Question

We are using AWS-RDS. The following is the screenshot of how the binary log disk usage has varied over the last 6 weeks.

enter image description here

The log retention period is 3 days. Tables are optimized and archived once a week. We were expecting the BinLogDiskUsage to be almost constant(assuming periodic purging of logs by AWS ) with spikes during archival tasks.

Can anyone explain this wavy nature of the graph?

Was it helpful?

Solution

(Long-winded, but incomplete, answer)

The graph moves up and down rather smoothly. This puzzled me. With your latest numbers, I can explain some of what is going on.

Data is written to the binlog until it exceeds max_binlog_size (128M, in your case). At that point, a new binlog file is created.

Slave(s) pull the data from the binlogs continually, and usually keep up. There is, however, no feedback to let the Master know when all the Slaves are finished with a binlog file. So, instead, there is some other mechanism for deleting old binlogs.

With expire_logs_days (3 in your case), binlog files older than that many days will be deleted.

Normally your 2GB (1447*1396626) would occupy about 16 binlog files (that /134217728).
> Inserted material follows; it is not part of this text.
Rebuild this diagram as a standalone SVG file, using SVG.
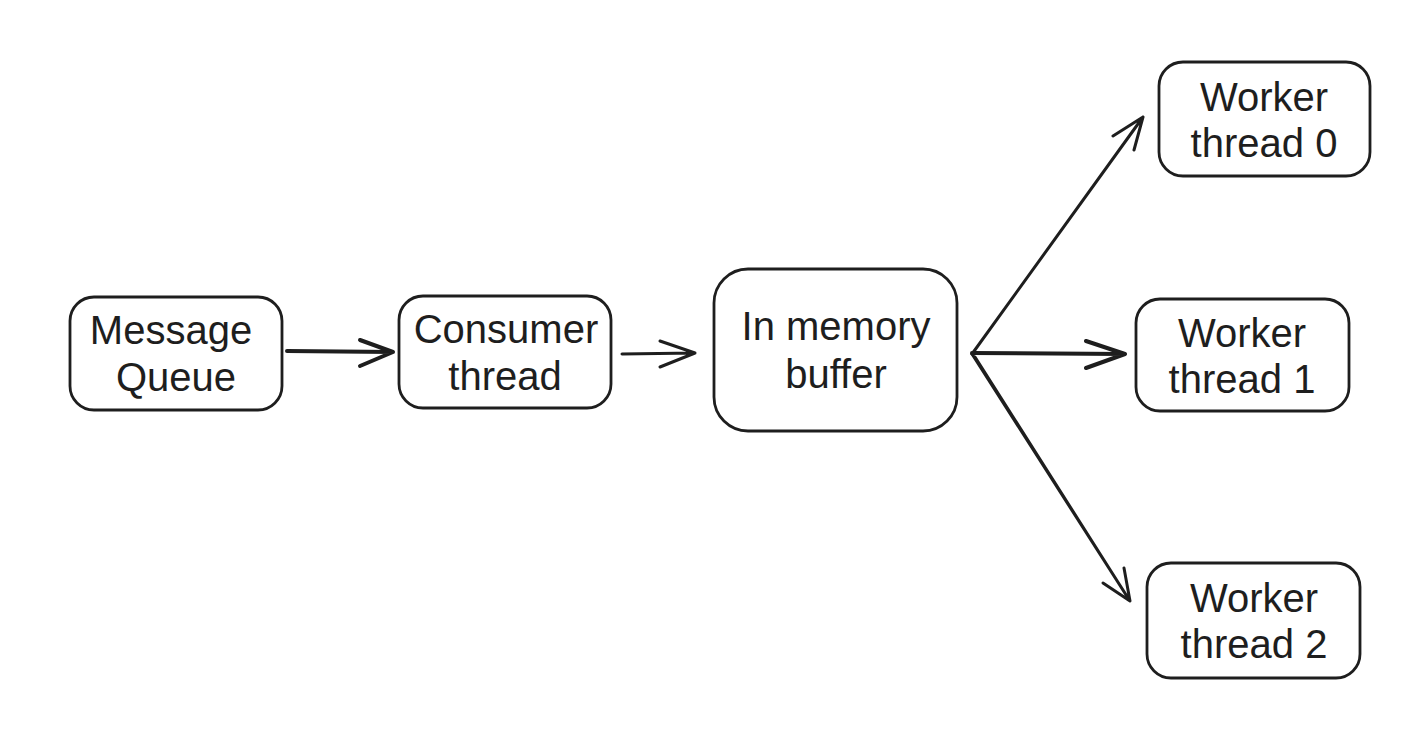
<svg xmlns="http://www.w3.org/2000/svg" width="1406" height="737" viewBox="0 0 1406 737">
<style>
.box{fill:none;stroke:#1e1e1e;stroke-width:2.8;stroke-linejoin:round}
.lbl{font-family:"Liberation Sans",Arial,sans-serif;font-size:40px;fill:#1e1e1e;text-anchor:middle}
.ln{fill:none;stroke:#1e1e1e;stroke-width:3;stroke-linecap:round;stroke-linejoin:round}
</style>
<rect width="1406" height="737" fill="#ffffff"/>
<g id="message-queue">
<rect class="box" x="70" y="297" width="212" height="113" rx="24"/>
<text class="lbl" x="171" y="344">Message</text>
<text class="lbl" x="176" y="391">Queue</text>
</g>
<g id="consumer-thread">
<rect class="box" x="399" y="296" width="212" height="112" rx="24"/>
<text class="lbl" x="506" y="343">Consumer</text>
<text class="lbl" x="505" y="390">thread</text>
</g>
<g id="in-memory-buffer">
<rect class="box" x="714" y="269" width="243" height="162" rx="34"/>
<text class="lbl" x="836" y="340">In memory</text>
<text class="lbl" x="836" y="388">buffer</text>
</g>
<g id="worker-0">
<rect class="box" x="1159" y="62" width="211" height="114" rx="24"/>
<text class="lbl" x="1264" y="111">Worker</text>
<text class="lbl" x="1264" y="157">thread 0</text>
</g>
<g id="worker-1">
<rect class="box" x="1136" y="299" width="213" height="112" rx="24"/>
<text class="lbl" x="1242" y="347">Worker</text>
<text class="lbl" x="1242" y="393">thread 1</text>
</g>
<g id="worker-2">
<rect class="box" x="1147" y="563" width="213" height="115" rx="24"/>
<text class="lbl" x="1254" y="612">Worker</text>
<text class="lbl" x="1254" y="658">thread 2</text>
</g>
<g id="connectors">
<path class="ln" style="stroke-width:4" d="M287 351 L393 352 M360 340 L393 352 L360 366"/>
<path class="ln" d="M622 354 L695 353 M660 341 L695 353 L660 367"/>
<path class="ln" d="M972 354 L1143 117 M1113 136 L1143 117 L1134 150"/>
<path class="ln" style="stroke-width:4" d="M972 353 L1125 354 M1086 341 L1125 354 L1086 368"/>
<path class="ln" d="M972 354 L1130 601 M975 357 L1128 598 M1103 583 L1130 601 L1124 568"/>
</g>
</svg>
And the graph would show distinct drops of 128MB every so often.

The only thing I can think of for leading to 1447 binlogs instead of 16 is spurious PURGE commands. Please run these:

 SHOW GLOBAL STATUS LIKE '%purge%';
 SHOW GLOBAL STATUS LIKE 'Uptime';

The quotient will say how many purges per second. Normally, this will be close to zero. But your system seems to have several per hour. So, I have converted the mysterious graph into "Why is PURGE being performed so often."

(See http://mysql.rjweb.org/doc.php/mysql_analysis#tuning if you would like deeper analysis of STATUS and VARIABLES.)

More

1447 binlogs with purge_logs_days_seconds = 500 (5 minutes). This says there are usually 1 or 2 binlogs being purged each time. The graph shows a weekly pattern. One part of the week is quite busy -- adding a lot to the binlogs while purging 3-day-old files that have much less. This makes the graph go up. Ditto for down. Flat says that you are adding at the same rate you are deleting.

I would guess there was a lull in traffic, or a national holiday, during the last week of May?

There are still contradictions in what little data you have provided. 1447 and purge after 3 days would say 3 minute interval, not 12/hour. Or 5 days, not 3. Also, max binlog size of 70MB (out of 128MB max) would imply that a purge cycle never purges more than 1 file.

The system has a rhythm; nothing seems terribly wrong.